Thursday, May 11, 2017

The perfect society.

Could you create a "perfect" Sherlockian society?

A bit of Twitter discussion this evening raised that question, following yesterday's post on the barriers some consider necessary to make things work the way they'd like. Given current events of the week, one hates to start suggesting mental exercises in autocracy, but if you could control everything you'd like to control, how would you build your ideal Sherlock Holmes society?

The first question one has to ask before even beginning is this: How great are the powers we're being given? God-like? Or merely unlimited funds? Or nothing but a friendly venue, a website, a publication, and whatever else one might consider basics?

Would you go for a posh old club building, with leather wingback chairs, a classic bar, a theater, a library, etc.? Such fine surroundings are sure to draw in people who just come for the fine surroundings, and not the subject at hand. If you go for monastic simplicity, the most basic furnishings with a few carafes of water as your only refreshments, you're more apt to ward off the truly uninterested, but you're probably going to lose a few folks who can't stand such deprivation. ("Deprivity" would be a fun word, if only one could work out a good meaning. "Depraved levels of deprivation?")

I know from long experience that my ideal workday lunch outing is a four person group, but is there an ideal number for a Sherlockian discussion? Would you limit your ideal group to that number?
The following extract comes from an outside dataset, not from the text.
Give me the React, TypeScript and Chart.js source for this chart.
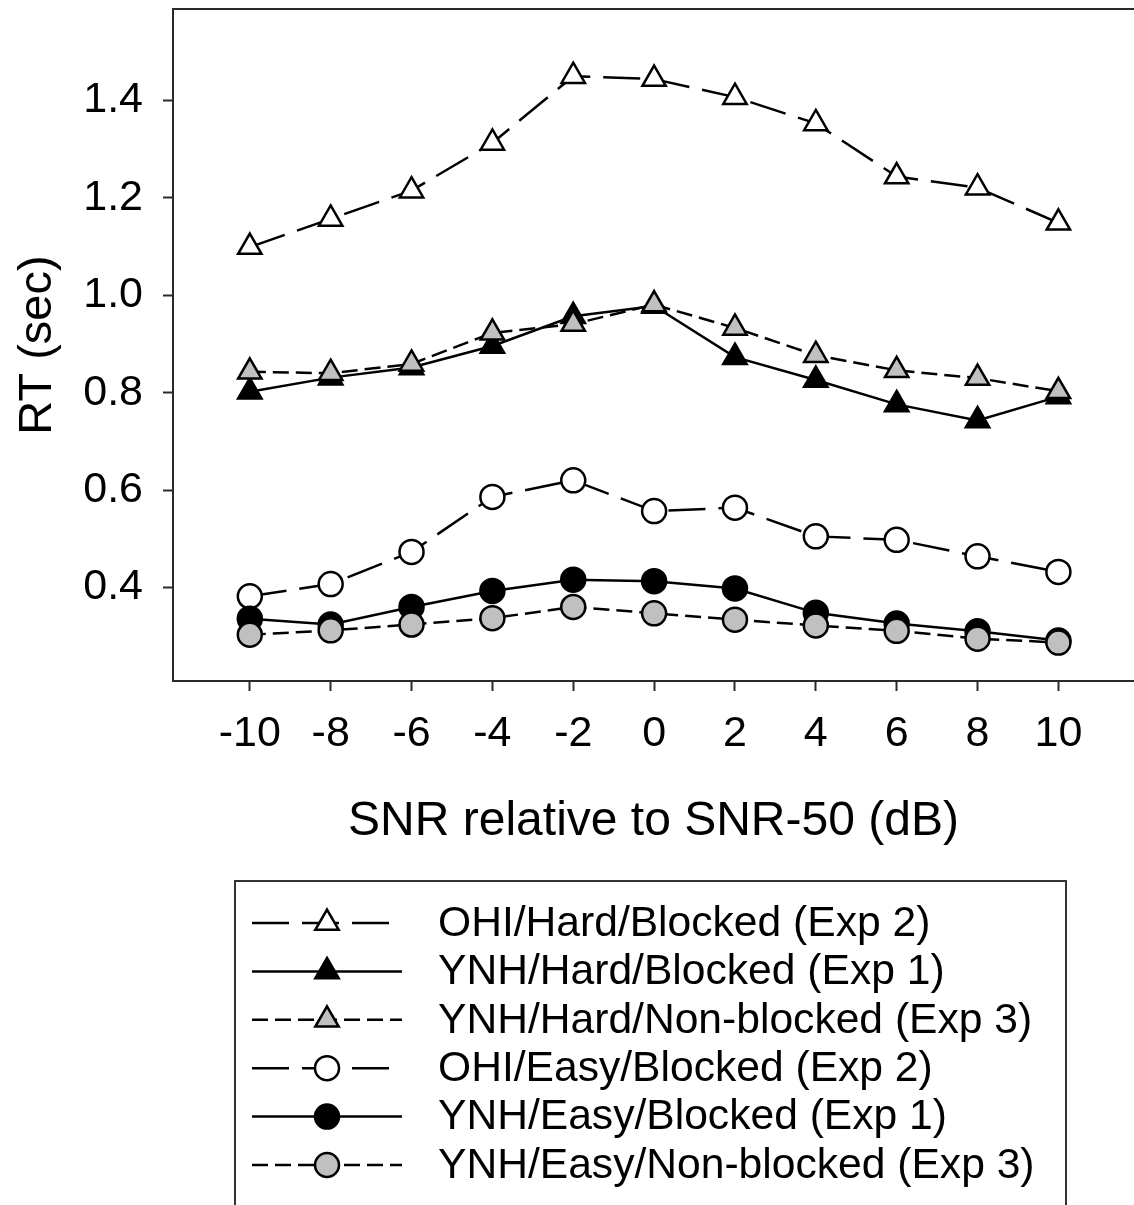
import React, { useEffect, useRef } from 'react';
import { Chart, registerables } from 'chart.js';

Chart.register(...registerables);

// ---- data ----
const snr = [-10, -8, -6, -4, -2, 0, 2, 4, 6, 8, 10];
const xTicks = [-10, -8, -6, -4, -2, 0, 2, 4, 6, 8, 10];
const yTicks = [0.4, 0.6, 0.8, 1.0, 1.2, 1.4];

const ohiHardBlocked = [1.099, 1.157, 1.215, 1.313, 1.45, 1.444, 1.407, 1.353, 1.244, 1.221, 1.149];
const ynhHardBlocked = [0.802, 0.831, 0.852, 0.896, 0.957, 0.978, 0.873, 0.826, 0.776, 0.743, 0.792];
const ynhHardNonBlocked = [0.843, 0.84, 0.859, 0.923, 0.941, 0.981, 0.933, 0.877, 0.846, 0.83, 0.803];
const ohiEasyBlocked = [0.382, 0.407, 0.473, 0.586, 0.62, 0.557, 0.564, 0.505, 0.498, 0.464, 0.432];
const ynhEasyBlocked = [0.336, 0.324, 0.36, 0.393, 0.416, 0.413, 0.398, 0.348, 0.326, 0.31, 0.291];
const ynhEasyNonBlocked = [0.303, 0.312, 0.324, 0.337, 0.36, 0.347, 0.334, 0.322, 0.311, 0.295, 0.287];

const seriesLabels = [
  'OHI/Hard/Blocked (Exp 2)',
  'YNH/Hard/Blocked (Exp 1)',
  'YNH/Hard/Non-blocked (Exp 3)',
  'OHI/Easy/Blocked (Exp 2)',
  'YNH/Easy/Blocked (Exp 1)',
  'YNH/Easy/Non-blocked (Exp 3)',
];

const xTitle = 'SNR relative to SNR-50 (dB)';
const yTitle = 'RT (sec)';

// ---- styles ----
const FONT = "'Liberation Sans', Arial, sans-serif";
const W = 1134;
const H = 1205;
const LONG_DASH = [37, 13];
const SHORT_DASH = [16, 7];
const GRAY = '#c0c0c0';
const INK = '#000000';
const AXIS = '#2a2a2a';

const toPts = (ys: number[]) => snr.map((x, i) => ({ x, y: ys[i] }));

const mk = (label: string, ys: number[], style: string, fill: string, dash: number[], order: number) => ({
  label,
  data: toPts(ys),
  borderColor: INK,
  borderWidth: 2.5,
  borderDash: dash,
  pointStyle: style,
  pointRadius: style === 'triangle' ? 13.5 : 12,
  pointBackgroundColor: fill,
  pointBorderColor: INK,
  pointBorderWidth: 2.5,
  fill: false,
  tension: 0,
  order,
});

const zeroPad = (scale: any) => {
  scale.paddingTop = 0;
  scale.paddingBottom = 0;
  scale.paddingLeft = 0;
  scale.paddingRight = 0;
};

const legendPlugin = {
  id: 'frameAndLegend',
  afterDraw(chart: any) {
    const { ctx, chartArea } = chart;
    ctx.save();
    // top frame line
    ctx.strokeStyle = AXIS;
    ctx.lineWidth = 2;
    ctx.setLineDash([]);
    ctx.beginPath();
    ctx.moveTo(chartArea.left - 1, chartArea.top);
    ctx.lineTo(chartArea.right, chartArea.top);
    ctx.stroke();

    // legend box
    const bx = 235, by = 881, bw = 831, bh = 340;
    ctx.strokeStyle = '#333';
    ctx.lineWidth = 2;
    ctx.strokeRect(bx, by, bw, bh);

    const rowY0 = 923;
    const rowStep = 48.4;
    const lx0 = 252, lx1 = 402, mx = 327, tx = 438;
    chart.data.datasets.forEach((ds: any, i: number) => {
      const y = rowY0 + i * rowStep;
      ctx.strokeStyle = ds.borderColor;
      ctx.lineWidth = ds.borderWidth;
      ctx.setLineDash(ds.borderDash || []);
      ctx.beginPath();
      ctx.moveTo(lx0, y);
      ctx.lineTo(lx1, y);
      ctx.stroke();
      ctx.setLineDash([]);
      // marker
      ctx.fillStyle = ds.pointBackgroundColor;
      ctx.strokeStyle = ds.pointBorderColor;
      ctx.lineWidth = ds.pointBorderWidth;
      ctx.beginPath();
      if (ds.pointStyle === 'triangle') {
        const r = ds.pointRadius;
        ctx.moveTo(mx, y - r);
        ctx.lineTo(mx + r * Math.sin((2 * Math.PI) / 3), y + r * 0.5);
        ctx.lineTo(mx - r * Math.sin((2 * Math.PI) / 3), y + r * 0.5);
        ctx.closePath();
      } else {
        ctx.arc(mx, y, ds.pointRadius, 0, Math.PI * 2);
      }
      ctx.fill();
      ctx.stroke();
      // text
      ctx.fillStyle = '#000';
      ctx.font = `42.6px ${FONT}`;
      ctx.textAlign = 'left';
      ctx.textBaseline = 'middle';
      ctx.fillText(ds.label, tx, y + 1);
    });
    ctx.restore();
  },
};

export default function App() {
  const ref = useRef<HTMLCanvasElement | null>(null);

  useEffect(() => {
    if (!ref.current) return;
    const chart = new Chart(ref.current, {
      type: 'line',
      data: {
        datasets: [
          mk(seriesLabels[0], ohiHardBlocked, 'triangle', '#ffffff', LONG_DASH, 2),
          mk(seriesLabels[1], ynhHardBlocked, 'triangle', INK, [], 1),
          mk(seriesLabels[2], ynhHardNonBlocked, 'triangle', GRAY, SHORT_DASH, 0),
          mk(seriesLabels[3], ohiEasyBlocked, 'circle', '#ffffff', LONG_DASH, 2),
          mk(seriesLabels[4], ynhEasyBlocked, 'circle', INK, [], 1),
          mk(seriesLabels[5], ynhEasyNonBlocked, 'circle', GRAY, SHORT_DASH, 0),
        ] as any,
      },
      options: {
        responsive: false,
        animation: false,
        devicePixelRatio: 1,
        layout: { autoPadding: false, padding: { left: 0, top: 9, right: 0, bottom: 0 } },
        plugins: {
          legend: { display: false },
          tooltip: { enabled: false },
        },
        scales: {
          x: {
            type: 'linear',
            min: -11.9,
            max: 11.87,
            afterBuildTicks: (scale: any) => {
              scale.ticks = xTicks.map((v) => ({ value: v }));
            },
            afterFit: (scale: any) => {
              scale.height = H - 681;
              zeroPad(scale);
            },
            ticks: {
              color: '#000',
              font: { family: FONT, size: 43 },
              padding: 17,
              maxRotation: 0,
              autoSkip: false,
              callback: (v: any) => String(v),
            },
            grid: {
              display: true,
              drawOnChartArea: false,
              drawTicks: true,
              tickLength: 10,
              tickWidth: 2,
              tickColor: AXIS,
            },
            border: { display: true, width: 2, color: AXIS },
            title: {
              display: true,
              text: xTitle,
              color: '#000',
              font: { family: FONT, size: 48 },
              padding: { top: 0, bottom: 354 },
            },
          },
          y: {
            type: 'linear',
            min: 0.208,
            max: 1.588,
            afterBuildTicks: (scale: any) => {
              scale.ticks = yTicks.map((v) => ({ value: v }));
            },
            afterFit: (scale: any) => {
              scale.width = 173;
              zeroPad(scale);
            },
            ticks: {
              color: '#000',
              font: { family: FONT, size: 43 },
              padding: 20,
              autoSkip: false,
              callback: (v: any) => Number(v).toFixed(1),
            },
            grid: {
              display: true,
              drawOnChartArea: false,
              drawTicks: true,
              tickLength: 10,
              tickWidth: 2,
              tickColor: AXIS,
            },
            border: { display: true, width: 2, color: AXIS },
            title: {
              display: true,
              text: yTitle,
              color: '#000',
              font: { family: FONT, size: 47 },
              padding: { top: 10, bottom: 0 },
            },
          },
        },
      } as any,
      plugins: [legendPlugin],
    });
    return () => chart.destroy();
  }, []);

  return (
    <div style={{ position: 'absolute', left: 0, top: 0, width: W, height: H, background: '#fff' }}>
      <canvas ref={ref} width={W} height={H} style={{ display: 'block', width: W, height: H }} />
    </div>
  );
}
Do you recruit especially learned scholars? Celebrities? Skilled artists, writers, web-masters, editors, and others with the functional skills to build your society's fame, output, or reach, as if you're playing a Sherlock Holmes society version of "Settlers of Catan?"

Ah, but I realize now that I'm getting ahead of myself.

Before deciding all the rest, a person probably has to decide what the purpose of a Sherlock Holmes society is. To further Sherlockian knowledge? To offer an evening's entertainment? Or simply to give like-minded lovers of Sherlock Holmes a sense that they're not alone? That might inform all of the decisions that follow.

The first American Sherlock Holmes society put its mission statement in writing in 1934, which read, "Its purpose shall be the study of the Sacred Writings." Has that group gone far beyond simple studies in its 83 year history? Oh, yes. But it started with a purpose. And it also demonstrates the great challenge in any organization of Sherlockians.

No matter what one envisions as the perfect Sherlock Holmes society, the minute people start walking in the door, things start to change. You just don't know what that seemingly quiet, bookish lad or lass is going to bring to the table once they open up. And, man, have we seen all types in this Sherlockian world of ours, from captains of industry to cat-horders. (I don't mean cat fanciers . . . I mean actual, have-your-house-declared-unfit-for-habitation cat-horders.) And they all bring something to the table. And you never know what that something might be.

A perfect Sherlock Holmes society is something that probably can't even be defined with much detail, because the best stuff is always the stuff you didn't expect. I'm certainly having no luck defining the thing. What I do hope is that every Sherlockian gets the chance to be in at least one good Sherlockian society for a while, as I know those exist, even now.

Maybe that's even the best purpose for any Sherlock Holmes society: To give the fans of Sherlock Holmes a chance to be amidst a society of Sherlockians that they enjoy for a time, however that enjoyment comes.